Running late. Seasonal distractions. Time-starved. I don’t like these feelings,
but everywhere I go, there they are.
This morning I was buying chocolate Santas at a German gourmet bakery. And,
as usual, I was running late. Distracted. Way late in all that I needed
to do for my work and for the holiday.
As my stuff was being tallied, out of the corner of my eye, I saw a sack of pfeffernuesse.
I love those cookies, and out of my mouth popped the words, “don’t forget these.” I grabbed the sack and pushed them toward the clerk.
The man behind me in the line, who actually had chosen those lovely, packaged German cookies, was clearly taken aback. O.k., I was going to say that he nearly slapped my hand. But he was a little bit short with me. Chagrined, I escaped to my car, which, of course, appeared to be blocked by another car. Grrr
Self, I said, “Time to practice gratitude!” Prof. Emmons would have approved.
Since reading Thanks! How the New Science of Gratitude Can Make You Happier, by Robert A. Emmons, I have found that when I am in a place of overwhelm or frustration, I can deflect my negative emotions by thinking what I have to be grateful for.
Sounds kind of goofy, but it works. I felt grateful that the people behind the counter were very gracious when I grabbed the cookies.
So how about you–try it, o.k.? Are you feeling a bit harried? How might grateful emotions help you?
When you’re in the midst of a meltdown, it may be hard to even bring up something to be grateful for.
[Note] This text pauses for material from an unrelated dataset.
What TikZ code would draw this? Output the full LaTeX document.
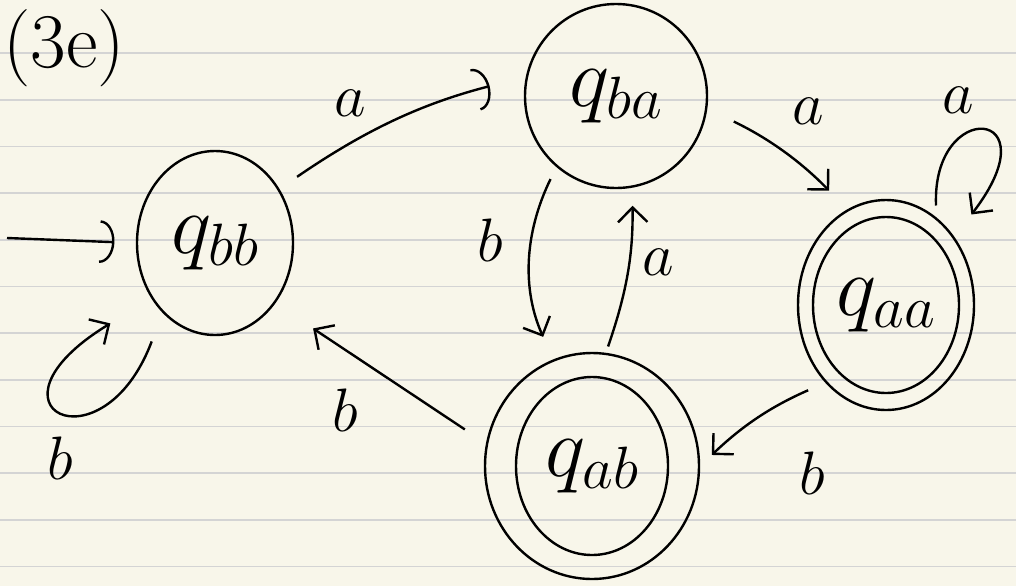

This may take a minute or two. If nothing immediately comes to mind, just stick with it. Start a list. Lists are good.
After you get one or two things (Good coffee this morning? Yummy doughnut? A sweet smile from someone you love?), more will come.
How about thinking about how things have been worse in your life? Are you glad that whatever that awful situation was, it is no more? Life is a tad better than at some previous time? Yeah! Gratitude!
By allowing myself to remember what I have to be grateful for, I can wheel myself around, right out of a cranky, crappy emotion. I have a choice. I have control here.
The added benefit—and this is important, so take note! — is that I can take the next step, keep going, continue with a task.
Here’s my challenge to you: If you’re writing and you feel like throwing your keyboard against the wall, take a deep breath, get up, and will yourself to feel grateful about something.
Please let me know if you take this challenge. How did it work?